Basically: This is Thor’s Winter Soldier. Yes, it is exactly that much of a game-changer.
In Thor: Ragnarok, the action begins with Thor (Chris Hemsworth) in a cage, ruminating about the last couple of years (wandering space looking for Infinity Stones and not finding them, apparently), when he’s brought before Surtur, the shrunken but feisty king of the fire giants (voiced by Clancy Brown). Surtur wants to bring about Ragnarok and Thor… doesn’t. And after a bad moment—in which it seems the Bifrost Bridge will not be opened in time to prevent being eaten by a jet-powered dragon (way cool, btw): Thor is back in Asgard. Hela, the Goddess of Death (Cate Blanchett), is coming. And just like that, she’s there and Thor’s hammer Mjolnir is not.
Thor and Loki (Tom Hiddleston) eventually get stranded on Sakaar, a primitive and violent junkpile world ruled by the Grandmaster (Jeff Goldblum), a dorky ancient who holds an ongoing “contest of champions” in his city. The latest champion is a destroyer, and Thor will face him, after he meets the rocky Korg (voiced by director Waititi) and gets a haircut.
Turns out the champion is (you guessed it) the Hulk (Mark Ruffalo), who’s been there (and Banner-free) since the end of Avengers: Age Of Ultron. Thor needs to get home and he needs the Hulk’s help. He also needs some help from Scrapper 142 (Tessa Thompson), aka Valkyrie, who fought Hela once before… and doesn’t want to do that ever again. Thor must assemble a new team, get back to Asgard, and face an unwinnable fight against a monstrous enemy. All in a day’s work for a God of Thunder, right?
Although plenty of serious stuff goes on and several supporting characters meet their end, Thor: Ragnarok is nevertheless the funniest installment of this franchise to date. Hemsworth, who showed his comedy chops in Ghostbusters, gets to be self-important beyond the point of parody; he’s genuinely funny! But he also has plenty of meaty dramatic moments, dealing with loss on all sides and struggling against the fear that he’s simply not strong enough. If anyone doubted, Hemsworth is much, much more than a pretty face.
Hiddleston also has character growth in this movie, coming to terms with his cycles of trust and betrayal with Thor and being given a stark choice of who he wants to be. His first glimpse of the Hulk is worth the price of admission, incidentally, but he brings Loki almost full circle and it will be interesting to see where he goes from here.
Tessa Thompson is a delight as Valkyrie, living as a burned out lowlife bounty hunter of sorts, drinking and trying to forget her heroic past. Despite her breezy indifference, there’s a world of pain inside her and she shows just enough to keep the audience on edge.

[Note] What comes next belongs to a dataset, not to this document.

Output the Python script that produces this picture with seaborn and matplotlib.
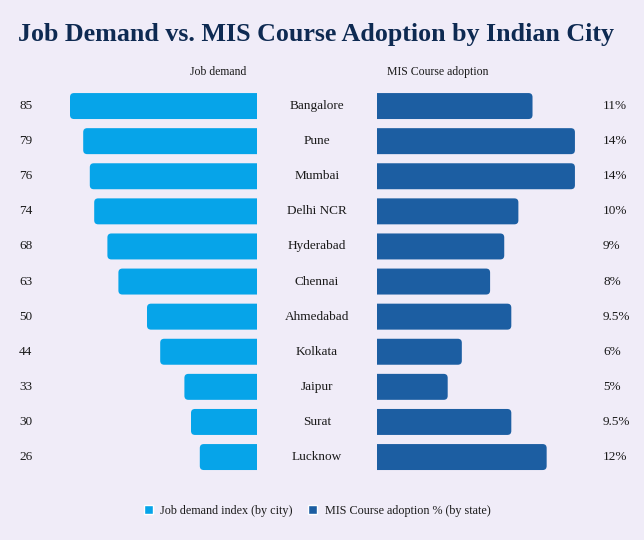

Mark Ruffalo gets to take the Hulk to the next level, giving us a monster who’s not exactly eloquent but can certainly hold a conversation. He’s also become self-aware, understanding who he is and that Sakaar is a better home for him than Earth, where “everyone hates Hulk.” Where it’s been easy to empathize with Banner in the past, here Waititi gives us a chance to empathize with the Hulk, which is truly new for the movies. His interactions with Hemsworth, both as Hulk and Banner, make this the world’s most improbable buddy comedy for long stretches of the movie. And the Hulk’s almost plaintive “…but, big monster!” is hilarious.

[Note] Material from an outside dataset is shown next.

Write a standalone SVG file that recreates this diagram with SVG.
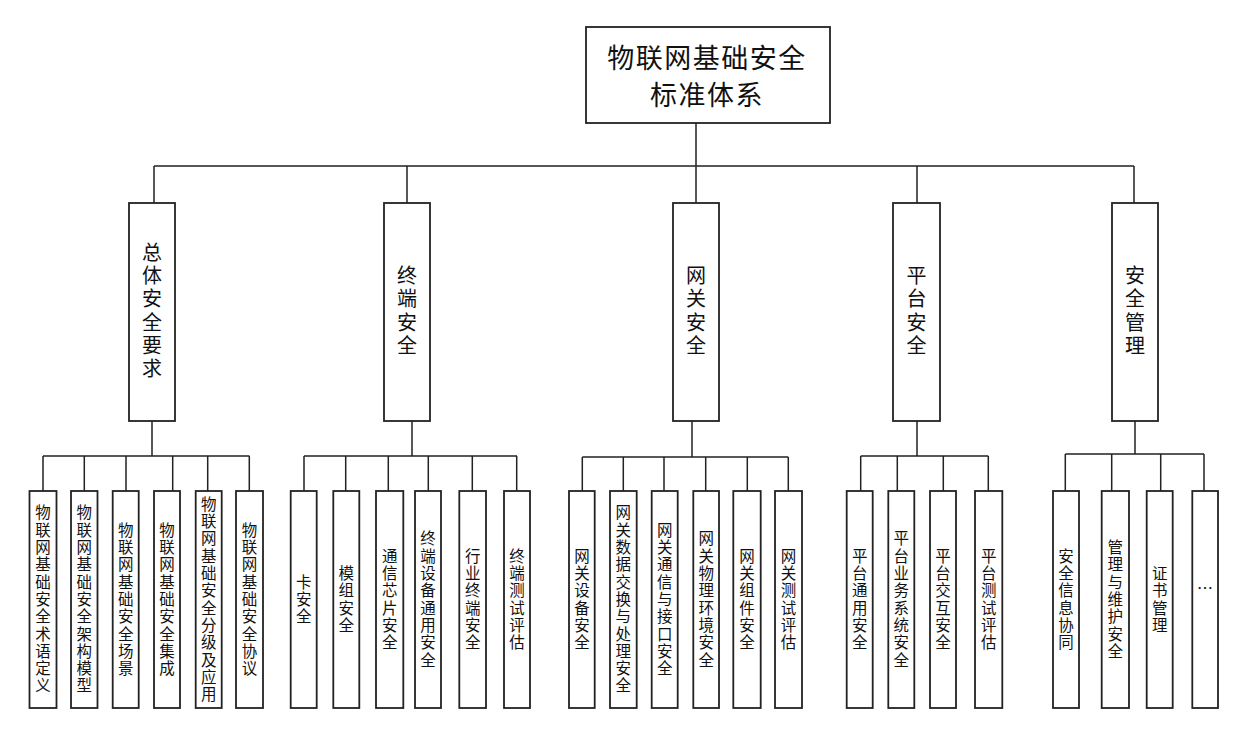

Karl Urban has a very strong part to play as Skurge, a wannabe who faces some difficult moral problems. His final scene is one ripped right out of the comics, and it is amazing. Jeff Goldblum gives us the distilled essence of his onscreen persona, masking a creature of casual sadism and cruelty. His Grandmaster is not precisely a villain, but he’s a terrific antagonist and foil for Thor.
In the end: This is one of the top Marvel Studios movies to date. Right now, it’s probably my fourth favorite after Avengers, Winter Soldier, and Guardians Of The Galaxy. Yes, it’s that good. Go see it! And stay for the after-credits scenes. Totally worth it.